• _PROVIDED DATA_

== == ==

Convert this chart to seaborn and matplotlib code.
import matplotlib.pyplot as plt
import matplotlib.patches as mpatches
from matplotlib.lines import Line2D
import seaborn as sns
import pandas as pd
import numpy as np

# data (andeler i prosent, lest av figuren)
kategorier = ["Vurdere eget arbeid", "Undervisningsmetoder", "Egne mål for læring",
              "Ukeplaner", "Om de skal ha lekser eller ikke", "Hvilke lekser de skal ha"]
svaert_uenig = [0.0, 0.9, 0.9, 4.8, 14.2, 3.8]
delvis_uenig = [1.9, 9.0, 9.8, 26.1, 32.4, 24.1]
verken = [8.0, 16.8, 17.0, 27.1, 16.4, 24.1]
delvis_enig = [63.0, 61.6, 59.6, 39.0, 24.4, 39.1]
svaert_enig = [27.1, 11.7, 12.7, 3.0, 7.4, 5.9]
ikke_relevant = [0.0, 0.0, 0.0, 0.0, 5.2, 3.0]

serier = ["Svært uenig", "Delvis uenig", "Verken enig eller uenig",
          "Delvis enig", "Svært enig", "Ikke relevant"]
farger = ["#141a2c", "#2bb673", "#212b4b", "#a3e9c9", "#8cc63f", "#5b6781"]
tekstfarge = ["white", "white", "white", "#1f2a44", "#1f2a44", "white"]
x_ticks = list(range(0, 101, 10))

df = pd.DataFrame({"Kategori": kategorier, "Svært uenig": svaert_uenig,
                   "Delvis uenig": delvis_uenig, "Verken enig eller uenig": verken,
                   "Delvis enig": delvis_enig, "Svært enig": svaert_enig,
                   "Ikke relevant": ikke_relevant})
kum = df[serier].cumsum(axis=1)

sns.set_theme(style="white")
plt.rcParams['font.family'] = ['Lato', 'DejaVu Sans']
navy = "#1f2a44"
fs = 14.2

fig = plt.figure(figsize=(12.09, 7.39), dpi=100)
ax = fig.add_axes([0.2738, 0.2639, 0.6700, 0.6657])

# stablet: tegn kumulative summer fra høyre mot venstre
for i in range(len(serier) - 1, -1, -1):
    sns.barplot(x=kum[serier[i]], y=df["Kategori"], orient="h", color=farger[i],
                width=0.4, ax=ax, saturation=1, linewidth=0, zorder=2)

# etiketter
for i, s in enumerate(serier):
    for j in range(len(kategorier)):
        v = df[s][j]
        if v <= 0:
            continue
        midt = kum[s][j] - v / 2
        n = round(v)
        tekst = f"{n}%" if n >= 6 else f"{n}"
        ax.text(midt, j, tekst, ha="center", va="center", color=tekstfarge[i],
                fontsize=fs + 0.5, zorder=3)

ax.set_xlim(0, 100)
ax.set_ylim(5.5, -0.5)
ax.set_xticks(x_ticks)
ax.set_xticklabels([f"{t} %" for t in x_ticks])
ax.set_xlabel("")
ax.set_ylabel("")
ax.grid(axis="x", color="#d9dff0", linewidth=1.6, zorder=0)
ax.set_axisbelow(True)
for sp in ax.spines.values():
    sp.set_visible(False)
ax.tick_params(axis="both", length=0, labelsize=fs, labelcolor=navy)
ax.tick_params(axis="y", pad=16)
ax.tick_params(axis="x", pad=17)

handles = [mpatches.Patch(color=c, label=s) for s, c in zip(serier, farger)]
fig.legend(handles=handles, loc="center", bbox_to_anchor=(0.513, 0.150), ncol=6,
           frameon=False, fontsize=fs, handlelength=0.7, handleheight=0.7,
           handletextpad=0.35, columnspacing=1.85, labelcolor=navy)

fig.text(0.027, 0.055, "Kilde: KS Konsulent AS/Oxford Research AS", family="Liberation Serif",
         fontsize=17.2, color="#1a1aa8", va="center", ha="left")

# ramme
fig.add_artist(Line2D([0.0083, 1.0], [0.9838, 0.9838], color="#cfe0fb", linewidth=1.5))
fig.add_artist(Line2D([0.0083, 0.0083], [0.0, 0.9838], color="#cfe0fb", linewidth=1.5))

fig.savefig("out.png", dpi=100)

== == ==

Restate, word for word and with nothing added, the lines from the first line of the listing through the one where "ax = fig.add_axes([0.2738, 0.2639, 0.6700, 0.6657])" stands.

Convert this chart to seaborn and matplotlib code.
import matplotlib.pyplot as plt
import matplotlib.patches as mpatches
from matplotlib.lines import Line2D
import seaborn as sns
import pandas as pd
import numpy as np

# data (andeler i prosent, lest av figuren)
kategorier = ["Vurdere eget arbeid", "Undervisningsmetoder", "Egne mål for læring",
              "Ukeplaner", "Om de skal ha lekser eller ikke", "Hvilke lekser de skal ha"]
svaert_uenig = [0.0, 0.9, 0.9, 4.8, 14.2, 3.8]
delvis_uenig = [1.9, 9.0, 9.8, 26.1, 32.4, 24.1]
verken = [8.0, 16.8, 17.0, 27.1, 16.4, 24.1]
delvis_enig = [63.0, 61.6, 59.6, 39.0, 24.4, 39.1]
svaert_enig = [27.1, 11.7, 12.7, 3.0, 7.4, 5.9]
ikke_relevant = [0.0, 0.0, 0.0, 0.0, 5.2, 3.0]

serier = ["Svært uenig", "Delvis uenig", "Verken enig eller uenig",
          "Delvis enig", "Svært enig", "Ikke relevant"]
farger = ["#141a2c", "#2bb673", "#212b4b", "#a3e9c9", "#8cc63f", "#5b6781"]
tekstfarge = ["white", "white", "white", "#1f2a44", "#1f2a44", "white"]
x_ticks = list(range(0, 101, 10))

df = pd.DataFrame({"Kategori": kategorier, "Svært uenig": svaert_uenig,
                   "Delvis uenig": delvis_uenig, "Verken enig eller uenig": verken,
                   "Delvis enig": delvis_enig, "Svært enig": svaert_enig,
                   "Ikke relevant": ikke_relevant})
kum = df[serier].cumsum(axis=1)

sns.set_theme(style="white")
plt.rcParams['font.family'] = ['Lato', 'DejaVu Sans']
navy = "#1f2a44"
fs = 14.2

fig = plt.figure(figsize=(12.09, 7.39), dpi=100)
ax = fig.add_axes([0.2738, 0.2639, 0.6700, 0.6657])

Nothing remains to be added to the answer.